» **DO THIS**
Return the lines below that carry the word "chart".

─── GIVEN MATERIAL ───

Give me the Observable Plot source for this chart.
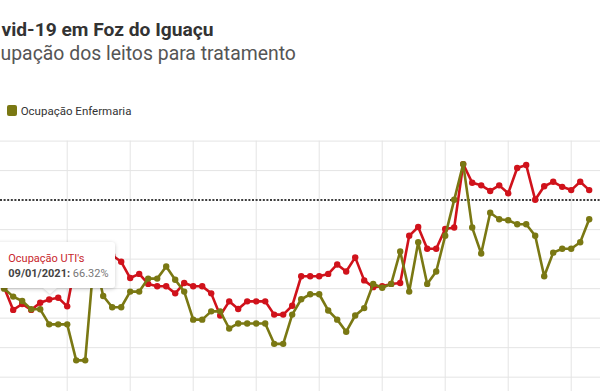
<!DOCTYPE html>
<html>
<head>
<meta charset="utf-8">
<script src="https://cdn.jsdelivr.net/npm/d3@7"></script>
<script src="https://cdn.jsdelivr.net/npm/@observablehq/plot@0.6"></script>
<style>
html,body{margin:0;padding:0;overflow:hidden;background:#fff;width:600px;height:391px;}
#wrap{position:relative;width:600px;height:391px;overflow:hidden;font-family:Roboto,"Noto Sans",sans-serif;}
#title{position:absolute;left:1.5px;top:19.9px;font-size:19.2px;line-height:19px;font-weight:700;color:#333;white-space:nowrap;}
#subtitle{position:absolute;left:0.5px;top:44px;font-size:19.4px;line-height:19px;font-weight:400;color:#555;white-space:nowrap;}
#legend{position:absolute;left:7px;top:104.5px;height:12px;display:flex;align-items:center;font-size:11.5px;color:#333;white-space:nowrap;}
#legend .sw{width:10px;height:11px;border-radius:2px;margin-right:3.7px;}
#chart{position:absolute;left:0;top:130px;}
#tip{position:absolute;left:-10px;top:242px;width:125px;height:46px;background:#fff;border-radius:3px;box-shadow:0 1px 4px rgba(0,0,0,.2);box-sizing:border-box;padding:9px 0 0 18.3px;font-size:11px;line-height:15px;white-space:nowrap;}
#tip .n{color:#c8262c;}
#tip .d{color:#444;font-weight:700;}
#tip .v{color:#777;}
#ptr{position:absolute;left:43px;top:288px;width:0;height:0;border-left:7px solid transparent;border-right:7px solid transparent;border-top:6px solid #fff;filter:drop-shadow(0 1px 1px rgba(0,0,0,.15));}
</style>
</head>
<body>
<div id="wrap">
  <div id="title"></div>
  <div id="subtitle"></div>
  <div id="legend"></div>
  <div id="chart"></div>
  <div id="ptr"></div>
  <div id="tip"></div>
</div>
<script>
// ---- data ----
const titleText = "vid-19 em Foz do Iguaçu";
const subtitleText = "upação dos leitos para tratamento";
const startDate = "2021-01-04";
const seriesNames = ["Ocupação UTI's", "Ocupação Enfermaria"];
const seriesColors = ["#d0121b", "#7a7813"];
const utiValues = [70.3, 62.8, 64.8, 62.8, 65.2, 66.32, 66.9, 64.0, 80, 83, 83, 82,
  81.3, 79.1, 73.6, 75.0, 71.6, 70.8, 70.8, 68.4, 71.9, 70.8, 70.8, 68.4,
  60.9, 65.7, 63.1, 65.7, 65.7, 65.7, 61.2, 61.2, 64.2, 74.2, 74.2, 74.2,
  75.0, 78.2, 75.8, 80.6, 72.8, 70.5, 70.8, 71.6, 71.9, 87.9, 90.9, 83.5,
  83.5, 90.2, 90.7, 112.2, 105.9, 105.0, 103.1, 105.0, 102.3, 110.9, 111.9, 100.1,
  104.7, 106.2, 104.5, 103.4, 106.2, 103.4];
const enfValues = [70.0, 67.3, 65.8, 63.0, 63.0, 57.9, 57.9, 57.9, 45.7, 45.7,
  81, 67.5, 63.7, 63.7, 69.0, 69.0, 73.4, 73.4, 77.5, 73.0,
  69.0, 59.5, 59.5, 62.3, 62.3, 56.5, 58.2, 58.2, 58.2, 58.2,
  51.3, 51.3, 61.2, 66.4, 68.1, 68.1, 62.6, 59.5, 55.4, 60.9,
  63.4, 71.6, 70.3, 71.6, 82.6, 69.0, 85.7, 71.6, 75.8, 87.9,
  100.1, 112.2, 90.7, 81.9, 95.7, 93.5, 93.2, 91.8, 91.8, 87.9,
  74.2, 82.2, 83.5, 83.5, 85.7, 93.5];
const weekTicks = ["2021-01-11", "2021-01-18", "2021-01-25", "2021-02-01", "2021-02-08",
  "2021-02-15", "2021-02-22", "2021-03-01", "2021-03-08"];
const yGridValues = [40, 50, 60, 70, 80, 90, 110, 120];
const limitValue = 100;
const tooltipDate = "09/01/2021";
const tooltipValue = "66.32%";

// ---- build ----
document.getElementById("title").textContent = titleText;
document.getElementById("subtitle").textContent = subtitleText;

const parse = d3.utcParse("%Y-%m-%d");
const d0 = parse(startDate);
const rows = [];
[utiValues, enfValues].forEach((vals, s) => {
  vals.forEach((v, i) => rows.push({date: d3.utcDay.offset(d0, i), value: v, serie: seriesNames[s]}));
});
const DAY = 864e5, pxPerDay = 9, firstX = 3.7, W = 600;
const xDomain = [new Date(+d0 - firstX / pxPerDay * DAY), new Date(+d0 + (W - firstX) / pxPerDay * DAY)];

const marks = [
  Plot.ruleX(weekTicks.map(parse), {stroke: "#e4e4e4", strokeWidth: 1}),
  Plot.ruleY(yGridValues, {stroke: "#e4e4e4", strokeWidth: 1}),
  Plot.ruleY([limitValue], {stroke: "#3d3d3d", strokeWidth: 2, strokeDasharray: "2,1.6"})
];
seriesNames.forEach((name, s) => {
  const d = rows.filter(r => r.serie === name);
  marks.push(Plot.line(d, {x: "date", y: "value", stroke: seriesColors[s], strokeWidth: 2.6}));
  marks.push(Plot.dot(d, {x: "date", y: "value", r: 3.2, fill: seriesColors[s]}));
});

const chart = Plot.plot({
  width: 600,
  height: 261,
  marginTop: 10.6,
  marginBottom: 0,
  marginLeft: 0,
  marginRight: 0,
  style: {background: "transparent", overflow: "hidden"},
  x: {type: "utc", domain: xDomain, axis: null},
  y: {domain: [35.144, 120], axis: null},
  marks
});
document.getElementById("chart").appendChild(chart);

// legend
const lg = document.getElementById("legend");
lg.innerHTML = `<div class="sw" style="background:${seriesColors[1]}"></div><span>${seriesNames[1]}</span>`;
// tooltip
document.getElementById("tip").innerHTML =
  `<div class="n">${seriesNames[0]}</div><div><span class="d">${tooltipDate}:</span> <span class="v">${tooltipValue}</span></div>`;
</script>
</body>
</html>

───

» **EXPECTED ANSWER**
Give me the Observable Plot source for this chart.
#chart{position:absolute;left:0;top:130px;}
  <div id="chart"></div>
const chart = Plot.plot({
document.getElementById("chart").appendChild(chart);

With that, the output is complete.